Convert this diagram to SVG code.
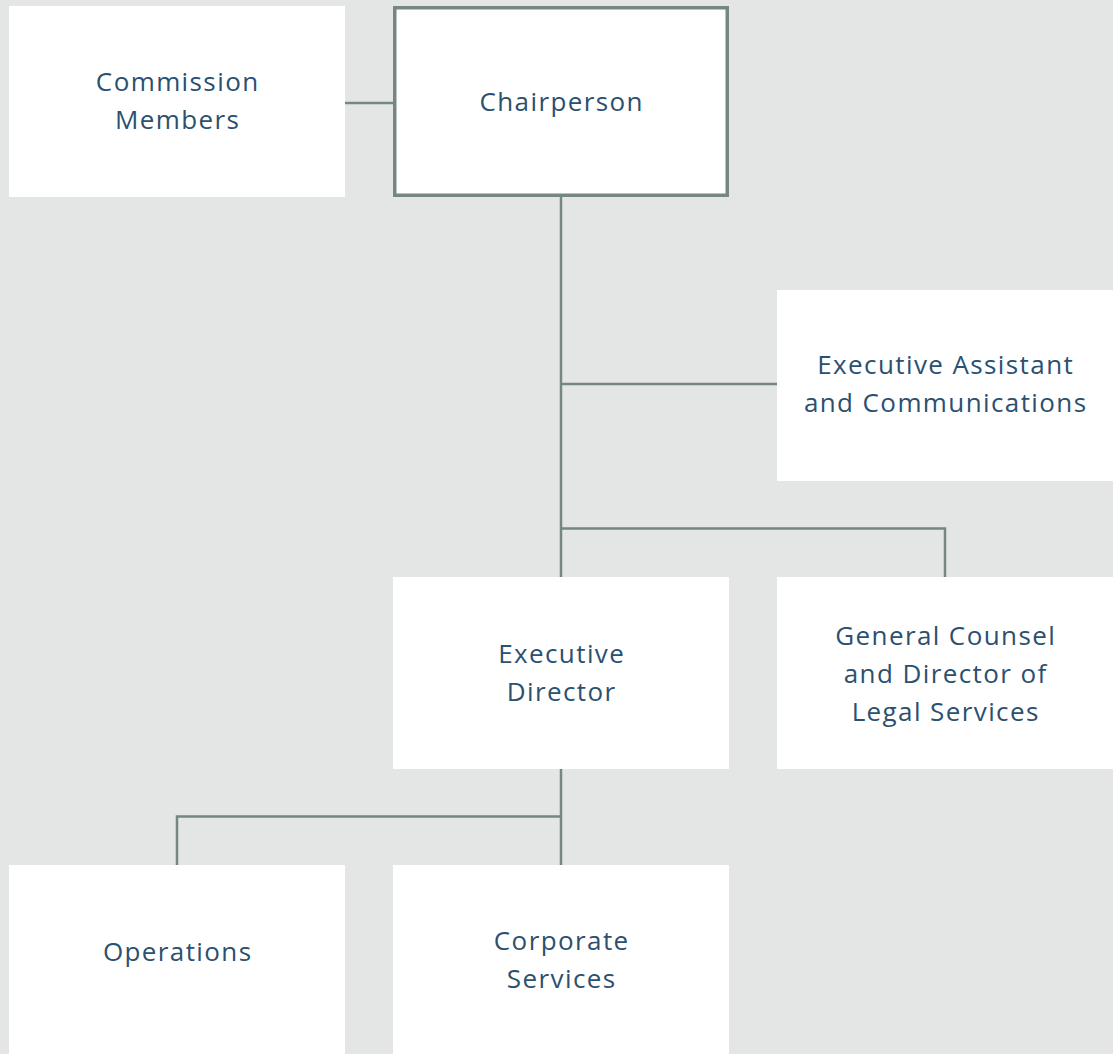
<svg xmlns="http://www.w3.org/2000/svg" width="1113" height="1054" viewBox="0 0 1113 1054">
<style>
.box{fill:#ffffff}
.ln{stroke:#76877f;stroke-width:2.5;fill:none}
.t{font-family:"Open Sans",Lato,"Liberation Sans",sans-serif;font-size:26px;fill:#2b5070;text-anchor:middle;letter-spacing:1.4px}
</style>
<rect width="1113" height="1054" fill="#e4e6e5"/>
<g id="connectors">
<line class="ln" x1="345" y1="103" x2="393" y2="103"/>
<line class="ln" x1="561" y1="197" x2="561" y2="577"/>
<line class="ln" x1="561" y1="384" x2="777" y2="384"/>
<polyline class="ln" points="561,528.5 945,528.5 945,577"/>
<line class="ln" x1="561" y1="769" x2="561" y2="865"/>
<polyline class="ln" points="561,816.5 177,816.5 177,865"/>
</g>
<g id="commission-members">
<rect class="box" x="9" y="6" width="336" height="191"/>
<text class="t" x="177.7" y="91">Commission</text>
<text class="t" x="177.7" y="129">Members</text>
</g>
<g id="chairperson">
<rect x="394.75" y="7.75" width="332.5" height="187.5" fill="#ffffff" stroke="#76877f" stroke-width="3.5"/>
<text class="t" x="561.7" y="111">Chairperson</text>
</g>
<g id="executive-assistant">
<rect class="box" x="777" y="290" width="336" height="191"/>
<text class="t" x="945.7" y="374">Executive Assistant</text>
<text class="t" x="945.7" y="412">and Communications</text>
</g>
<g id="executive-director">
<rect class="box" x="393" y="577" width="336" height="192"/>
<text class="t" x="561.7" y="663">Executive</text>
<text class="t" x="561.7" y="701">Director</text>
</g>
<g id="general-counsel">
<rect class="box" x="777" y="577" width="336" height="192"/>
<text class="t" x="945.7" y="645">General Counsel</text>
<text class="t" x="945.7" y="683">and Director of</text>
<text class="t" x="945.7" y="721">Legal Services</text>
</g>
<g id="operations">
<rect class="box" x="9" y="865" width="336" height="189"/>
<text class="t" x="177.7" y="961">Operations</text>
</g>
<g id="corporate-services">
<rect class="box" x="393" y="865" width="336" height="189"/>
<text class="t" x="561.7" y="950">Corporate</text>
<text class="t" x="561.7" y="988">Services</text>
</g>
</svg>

════════════════

## What to produce
Go through the data above and transcribe it in full, omitting any image.

## Completed exercise
Convert this diagram to SVG code.
<svg xmlns="http://www.w3.org/2000/svg" width="1113" height="1054" viewBox="0 0 1113 1054">
<style>
.box{fill:#ffffff}
.ln{stroke:#76877f;stroke-width:2.5;fill:none}
.t{font-family:"Open Sans",Lato,"Liberation Sans",sans-serif;font-size:26px;fill:#2b5070;text-anchor:middle;letter-spacing:1.4px}
</style>
<rect width="1113" height="1054" fill="#e4e6e5"/>
<g id="connectors">
<line class="ln" x1="345" y1="103" x2="393" y2="103"/>
<line class="ln" x1="561" y1="197" x2="561" y2="577"/>
<line class="ln" x1="561" y1="384" x2="777" y2="384"/>
<polyline class="ln" points="561,528.5 945,528.5 945,577"/>
<line class="ln" x1="561" y1="769" x2="561" y2="865"/>
<polyline class="ln" points="561,816.5 177,816.5 177,865"/>
</g>
<g id="commission-members">
<rect class="box" x="9" y="6" width="336" height="191"/>
<text class="t" x="177.7" y="91">Commission</text>
<text class="t" x="177.7" y="129">Members</text>
</g>
<g id="chairperson">
<rect x="394.75" y="7.75" width="332.5" height="187.5" fill="#ffffff" stroke="#76877f" stroke-width="3.5"/>
<text class="t" x="561.7" y="111">Chairperson</text>
</g>
<g id="executive-assistant">
<rect class="box" x="777" y="290" width="336" height="191"/>
<text class="t" x="945.7" y="374">Executive Assistant</text>
<text class="t" x="945.7" y="412">and Communications</text>
</g>
<g id="executive-director">
<rect class="box" x="393" y="577" width="336" height="192"/>
<text class="t" x="561.7" y="663">Executive</text>
<text class="t" x="561.7" y="701">Director</text>
</g>
<g id="general-counsel">
<rect class="box" x="777" y="577" width="336" height="192"/>
<text class="t" x="945.7" y="645">General Counsel</text>
<text class="t" x="945.7" y="683">and Director of</text>
<text class="t" x="945.7" y="721">Legal Services</text>
</g>
<g id="operations">
<rect class="box" x="9" y="865" width="336" height="189"/>
<text class="t" x="177.7" y="961">Operations</text>
</g>
<g id="corporate-services">
<rect class="box" x="393" y="865" width="336" height="189"/>
<text class="t" x="561.7" y="950">Corporate</text>
<text class="t" x="561.7" y="988">Services</text>
</g>
</svg>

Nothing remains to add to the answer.